SOURCE EXCERPT:
===

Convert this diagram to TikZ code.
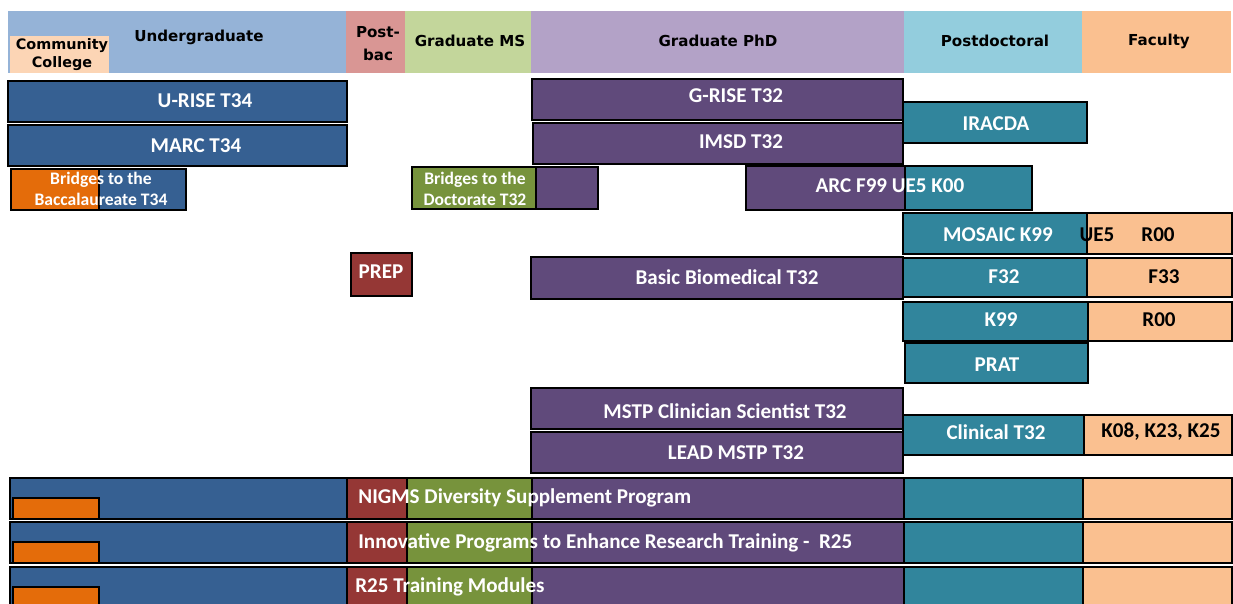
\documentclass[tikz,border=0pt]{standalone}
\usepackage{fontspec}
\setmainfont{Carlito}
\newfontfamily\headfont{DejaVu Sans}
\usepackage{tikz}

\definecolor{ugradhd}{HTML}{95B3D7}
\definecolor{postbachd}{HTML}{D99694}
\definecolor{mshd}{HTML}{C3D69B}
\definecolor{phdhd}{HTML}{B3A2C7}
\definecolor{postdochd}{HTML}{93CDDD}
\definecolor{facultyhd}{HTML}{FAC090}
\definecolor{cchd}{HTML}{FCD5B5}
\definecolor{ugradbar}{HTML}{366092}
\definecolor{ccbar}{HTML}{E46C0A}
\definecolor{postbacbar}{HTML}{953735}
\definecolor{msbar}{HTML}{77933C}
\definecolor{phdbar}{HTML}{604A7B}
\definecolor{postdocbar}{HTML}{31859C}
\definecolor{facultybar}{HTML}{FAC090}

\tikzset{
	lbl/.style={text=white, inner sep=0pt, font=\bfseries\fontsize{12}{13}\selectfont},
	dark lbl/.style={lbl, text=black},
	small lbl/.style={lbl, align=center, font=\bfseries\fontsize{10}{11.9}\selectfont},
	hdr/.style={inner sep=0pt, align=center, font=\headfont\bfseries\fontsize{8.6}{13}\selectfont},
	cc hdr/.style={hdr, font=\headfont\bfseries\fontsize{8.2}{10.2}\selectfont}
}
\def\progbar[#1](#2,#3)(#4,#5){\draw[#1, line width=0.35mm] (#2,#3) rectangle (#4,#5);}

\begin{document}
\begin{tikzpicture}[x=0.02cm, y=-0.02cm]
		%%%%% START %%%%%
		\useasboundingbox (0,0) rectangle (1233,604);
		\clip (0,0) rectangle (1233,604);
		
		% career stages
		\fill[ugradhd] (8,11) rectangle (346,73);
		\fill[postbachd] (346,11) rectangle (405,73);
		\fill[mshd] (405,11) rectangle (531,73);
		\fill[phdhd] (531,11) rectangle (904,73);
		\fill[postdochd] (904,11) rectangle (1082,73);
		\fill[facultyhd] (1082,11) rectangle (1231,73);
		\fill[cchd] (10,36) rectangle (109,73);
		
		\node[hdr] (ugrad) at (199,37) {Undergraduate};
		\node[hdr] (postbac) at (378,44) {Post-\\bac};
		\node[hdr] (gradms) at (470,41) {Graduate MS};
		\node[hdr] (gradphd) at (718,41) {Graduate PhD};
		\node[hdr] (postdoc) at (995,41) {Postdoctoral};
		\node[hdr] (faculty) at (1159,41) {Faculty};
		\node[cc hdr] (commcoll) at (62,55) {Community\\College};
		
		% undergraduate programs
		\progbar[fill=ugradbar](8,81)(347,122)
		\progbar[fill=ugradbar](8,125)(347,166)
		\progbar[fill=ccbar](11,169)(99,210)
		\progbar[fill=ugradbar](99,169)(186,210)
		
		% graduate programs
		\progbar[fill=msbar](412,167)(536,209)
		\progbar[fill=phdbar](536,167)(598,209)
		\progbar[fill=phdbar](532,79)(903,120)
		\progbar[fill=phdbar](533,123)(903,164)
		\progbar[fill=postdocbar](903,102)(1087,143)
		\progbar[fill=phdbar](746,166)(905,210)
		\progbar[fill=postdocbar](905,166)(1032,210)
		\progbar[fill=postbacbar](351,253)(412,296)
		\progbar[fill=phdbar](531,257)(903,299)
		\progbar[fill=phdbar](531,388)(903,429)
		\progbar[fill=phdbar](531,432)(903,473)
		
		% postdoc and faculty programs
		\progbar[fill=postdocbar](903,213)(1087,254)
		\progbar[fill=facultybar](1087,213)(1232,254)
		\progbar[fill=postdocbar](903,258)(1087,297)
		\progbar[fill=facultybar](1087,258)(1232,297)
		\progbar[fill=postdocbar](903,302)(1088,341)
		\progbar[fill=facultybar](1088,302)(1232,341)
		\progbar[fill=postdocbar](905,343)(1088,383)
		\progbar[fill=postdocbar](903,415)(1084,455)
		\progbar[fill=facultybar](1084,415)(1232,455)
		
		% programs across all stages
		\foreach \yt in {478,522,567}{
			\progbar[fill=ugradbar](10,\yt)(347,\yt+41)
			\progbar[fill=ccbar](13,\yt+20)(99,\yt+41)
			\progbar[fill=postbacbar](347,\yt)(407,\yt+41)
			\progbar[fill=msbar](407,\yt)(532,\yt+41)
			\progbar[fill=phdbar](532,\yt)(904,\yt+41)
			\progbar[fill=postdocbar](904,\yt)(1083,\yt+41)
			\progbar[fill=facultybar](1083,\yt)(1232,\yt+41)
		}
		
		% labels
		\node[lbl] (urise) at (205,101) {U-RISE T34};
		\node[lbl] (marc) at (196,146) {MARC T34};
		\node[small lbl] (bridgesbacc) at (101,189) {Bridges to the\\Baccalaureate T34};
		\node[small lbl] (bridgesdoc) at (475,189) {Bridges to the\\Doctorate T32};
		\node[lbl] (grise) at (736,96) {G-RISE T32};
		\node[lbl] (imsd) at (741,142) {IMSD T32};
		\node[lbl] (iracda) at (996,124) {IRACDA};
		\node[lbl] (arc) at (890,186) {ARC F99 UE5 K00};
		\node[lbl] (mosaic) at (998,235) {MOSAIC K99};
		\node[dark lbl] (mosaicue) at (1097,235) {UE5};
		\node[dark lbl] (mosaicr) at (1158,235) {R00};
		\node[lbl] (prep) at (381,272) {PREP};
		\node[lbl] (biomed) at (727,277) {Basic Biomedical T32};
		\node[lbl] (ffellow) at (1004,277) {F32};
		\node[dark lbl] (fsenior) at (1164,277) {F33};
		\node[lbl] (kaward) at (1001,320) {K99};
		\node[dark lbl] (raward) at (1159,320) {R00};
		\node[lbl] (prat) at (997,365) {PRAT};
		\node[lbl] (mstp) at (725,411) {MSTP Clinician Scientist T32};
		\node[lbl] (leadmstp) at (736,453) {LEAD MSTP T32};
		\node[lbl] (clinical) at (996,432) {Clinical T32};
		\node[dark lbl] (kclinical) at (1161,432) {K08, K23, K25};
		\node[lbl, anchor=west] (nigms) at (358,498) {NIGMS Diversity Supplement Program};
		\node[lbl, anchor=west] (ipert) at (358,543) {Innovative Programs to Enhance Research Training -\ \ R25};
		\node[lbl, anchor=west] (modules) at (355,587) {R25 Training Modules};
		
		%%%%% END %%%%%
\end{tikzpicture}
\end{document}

===

WHAT IS ASKED: Everything from the top line of the data down to and including the line with "(10,36) rectangle (109,73);" is to be copied, except the pictures.

SOLUTION TO THE PROBLEM:
Convert this diagram to TikZ code.
\documentclass[tikz,border=0pt]{standalone}
\usepackage{fontspec}
\setmainfont{Carlito}
\newfontfamily\headfont{DejaVu Sans}
\usepackage{tikz}

\definecolor{ugradhd}{HTML}{95B3D7}
\definecolor{postbachd}{HTML}{D99694}
\definecolor{mshd}{HTML}{C3D69B}
\definecolor{phdhd}{HTML}{B3A2C7}
\definecolor{postdochd}{HTML}{93CDDD}
\definecolor{facultyhd}{HTML}{FAC090}
\definecolor{cchd}{HTML}{FCD5B5}
\definecolor{ugradbar}{HTML}{366092}
\definecolor{ccbar}{HTML}{E46C0A}
\definecolor{postbacbar}{HTML}{953735}
\definecolor{msbar}{HTML}{77933C}
\definecolor{phdbar}{HTML}{604A7B}
\definecolor{postdocbar}{HTML}{31859C}
\definecolor{facultybar}{HTML}{FAC090}

\tikzset{
	lbl/.style={text=white, inner sep=0pt, font=\bfseries\fontsize{12}{13}\selectfont},
	dark lbl/.style={lbl, text=black},
	small lbl/.style={lbl, align=center, font=\bfseries\fontsize{10}{11.9}\selectfont},
	hdr/.style={inner sep=0pt, align=center, font=\headfont\bfseries\fontsize{8.6}{13}\selectfont},
	cc hdr/.style={hdr, font=\headfont\bfseries\fontsize{8.2}{10.2}\selectfont}
}
\def\progbar[#1](#2,#3)(#4,#5){\draw[#1, line width=0.35mm] (#2,#3) rectangle (#4,#5);}

\begin{document}
\begin{tikzpicture}[x=0.02cm, y=-0.02cm]
		%%%%% START %%%%%
		\useasboundingbox (0,0) rectangle (1233,604);
		\clip (0,0) rectangle (1233,604);
		
		% career stages
		\fill[ugradhd] (8,11) rectangle (346,73);
		\fill[postbachd] (346,11) rectangle (405,73);
		\fill[mshd] (405,11) rectangle (531,73);
		\fill[phdhd] (531,11) rectangle (904,73);
		\fill[postdochd] (904,11) rectangle (1082,73);
		\fill[facultyhd] (1082,11) rectangle (1231,73);
		\fill[cchd] (10,36) rectangle (109,73);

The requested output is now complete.